4.2 Les frais judiciaires d'appel seront arrêtés à 3'000 fr. (art. 26 et 35 RTFMC), comprenant l'émolument de l'arrêt de la Cour du 28 juin 2016, mis à la charge de l'intimée, qui succombe (art. 106 al 1 CPC) et compensés avec l'avance de frais fournie, laquelle demeure acquise à l'Etat de Genève (art. 111 al. 1 CPC). L'intimée sera condamnée à verser 3'000 fr. à l'appelant (art. 111 al. 2 CPC).

L'intimée sera également condamnée à verser à l'appelant 2'500 fr. à titre de dépens, débours et TVA compris (art. 84, 85, 88 et 90 RTFMC; 25 et 26 LaCC).

* * * * * *

PAR CES MOTIFS,
La Chambre civile :

A la forme :

Déclare recevable l'appel interjeté le 2 juin 2016 par A______ contre le jugement JTPI/6238/2016 rendu le 20 mai 2016 par le Tribunal de première instance dans la cause C/24553/2015-2 SCC.

Au fond :

Annule le jugement attaqué et, statuant à nouveau :

Déclare irrecevable la requête en protection du cas clair formée le 20 novembre 2015 par B______ à l'encontre de A______.

Arrête les frais judiciaires de première instance à 3'000 fr., les met à la charge de B______ et les compense avec l'avance fournie, laquelle demeure acquise à l'Etat de Genève.

Condamne B______ à verser à A______ la somme de 6'500 fr. à titre de dépens de première instance.

Déboute les parties de toutes autres conclusions.

Sur les frais :

Arrête les frais judiciaires d'appel à 3'000 fr., les met à la charge de B______ et les compense avec l'avance effectuée, laquelle demeure acquise à l'Etat de Genève.

Condamne B______ à verser à A______ la somme de 3'000 fr. à titre de remboursement des frais judiciaires d'appel.

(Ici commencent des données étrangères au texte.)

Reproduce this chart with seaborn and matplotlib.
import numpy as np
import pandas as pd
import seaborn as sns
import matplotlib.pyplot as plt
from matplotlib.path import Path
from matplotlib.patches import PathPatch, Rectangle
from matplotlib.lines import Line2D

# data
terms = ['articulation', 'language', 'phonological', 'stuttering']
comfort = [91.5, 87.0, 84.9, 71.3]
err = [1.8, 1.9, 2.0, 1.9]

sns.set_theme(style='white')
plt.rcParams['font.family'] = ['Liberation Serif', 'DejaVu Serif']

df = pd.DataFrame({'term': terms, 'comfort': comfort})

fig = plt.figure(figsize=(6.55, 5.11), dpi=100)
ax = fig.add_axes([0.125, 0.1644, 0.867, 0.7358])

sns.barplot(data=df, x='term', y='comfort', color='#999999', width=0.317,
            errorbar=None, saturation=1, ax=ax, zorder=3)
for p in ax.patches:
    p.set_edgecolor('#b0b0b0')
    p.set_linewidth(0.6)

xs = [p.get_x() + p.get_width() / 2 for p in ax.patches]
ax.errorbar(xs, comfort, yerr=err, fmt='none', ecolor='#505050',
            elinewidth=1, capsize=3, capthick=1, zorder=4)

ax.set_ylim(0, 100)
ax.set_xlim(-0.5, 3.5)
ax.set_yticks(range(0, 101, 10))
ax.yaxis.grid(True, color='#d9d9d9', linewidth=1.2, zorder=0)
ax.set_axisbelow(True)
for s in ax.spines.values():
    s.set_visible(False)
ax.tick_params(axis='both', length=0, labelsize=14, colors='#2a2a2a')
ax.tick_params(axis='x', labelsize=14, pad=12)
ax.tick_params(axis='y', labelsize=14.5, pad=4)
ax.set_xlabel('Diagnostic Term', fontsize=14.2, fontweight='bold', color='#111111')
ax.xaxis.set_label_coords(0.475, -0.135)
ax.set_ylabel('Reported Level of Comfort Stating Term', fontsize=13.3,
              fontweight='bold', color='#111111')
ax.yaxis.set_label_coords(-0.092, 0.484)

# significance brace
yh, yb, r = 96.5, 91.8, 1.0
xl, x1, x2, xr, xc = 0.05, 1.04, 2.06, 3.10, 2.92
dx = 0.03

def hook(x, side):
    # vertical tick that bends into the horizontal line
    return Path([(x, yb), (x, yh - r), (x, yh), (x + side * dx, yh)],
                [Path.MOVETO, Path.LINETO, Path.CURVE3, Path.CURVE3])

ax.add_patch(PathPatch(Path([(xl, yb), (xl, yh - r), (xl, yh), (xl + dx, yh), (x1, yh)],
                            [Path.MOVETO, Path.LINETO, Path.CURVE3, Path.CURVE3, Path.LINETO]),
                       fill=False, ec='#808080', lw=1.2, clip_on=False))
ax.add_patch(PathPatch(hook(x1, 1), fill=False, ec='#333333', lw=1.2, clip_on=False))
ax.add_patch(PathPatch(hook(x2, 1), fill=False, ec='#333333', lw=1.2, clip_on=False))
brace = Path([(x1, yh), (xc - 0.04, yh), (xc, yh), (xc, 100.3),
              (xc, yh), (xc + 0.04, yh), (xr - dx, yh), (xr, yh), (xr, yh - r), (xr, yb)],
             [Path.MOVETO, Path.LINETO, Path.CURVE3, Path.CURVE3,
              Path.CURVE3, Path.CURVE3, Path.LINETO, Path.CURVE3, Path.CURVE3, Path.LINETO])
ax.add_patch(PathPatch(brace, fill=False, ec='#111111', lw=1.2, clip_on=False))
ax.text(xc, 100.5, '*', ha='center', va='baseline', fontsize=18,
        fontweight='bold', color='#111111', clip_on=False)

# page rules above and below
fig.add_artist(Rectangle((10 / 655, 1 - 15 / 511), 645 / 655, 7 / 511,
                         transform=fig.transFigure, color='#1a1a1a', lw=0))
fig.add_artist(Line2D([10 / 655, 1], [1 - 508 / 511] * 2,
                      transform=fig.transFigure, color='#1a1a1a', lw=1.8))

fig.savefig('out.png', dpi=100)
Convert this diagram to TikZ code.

Condamne B______ à verser à A______ la somme de 2'500 fr. à titre de dépens d'appel.

Siégeant :

Madame Sylvie DROIN, présidente; Madame Nathalie LANDRY-BARTHE et Monsieur Ivo BUETTI, juges; Madame Céline FERREIRA, greffière.

 

La présidente :

Sylvie DROIN

 

La greffière :

Céline FERREIRA

 

 

Indication des voies de recours:

Conformément aux art. 72 ss de la loi fédérale sur le Tribunal fédéral du 17 juin 2005 (LTF; RS 173.110), le présent arrêt peut être porté dans les trente jours qui suivent sa notification avec expédition complète (art. 100 al. 1 LTF) par devant le Tribunal fédéral par la voie du recours en matière civile, les moyens étant limités à la violation dews droits constitutionnels.(art. 98 LTF).

Le recours doit être adressé au Tribunal fédéral, 1000 Lausanne 14.

Valeur litigieuse des conclusions pécuniaires au sens de la LTF supérieure ou égale à 30'000 fr.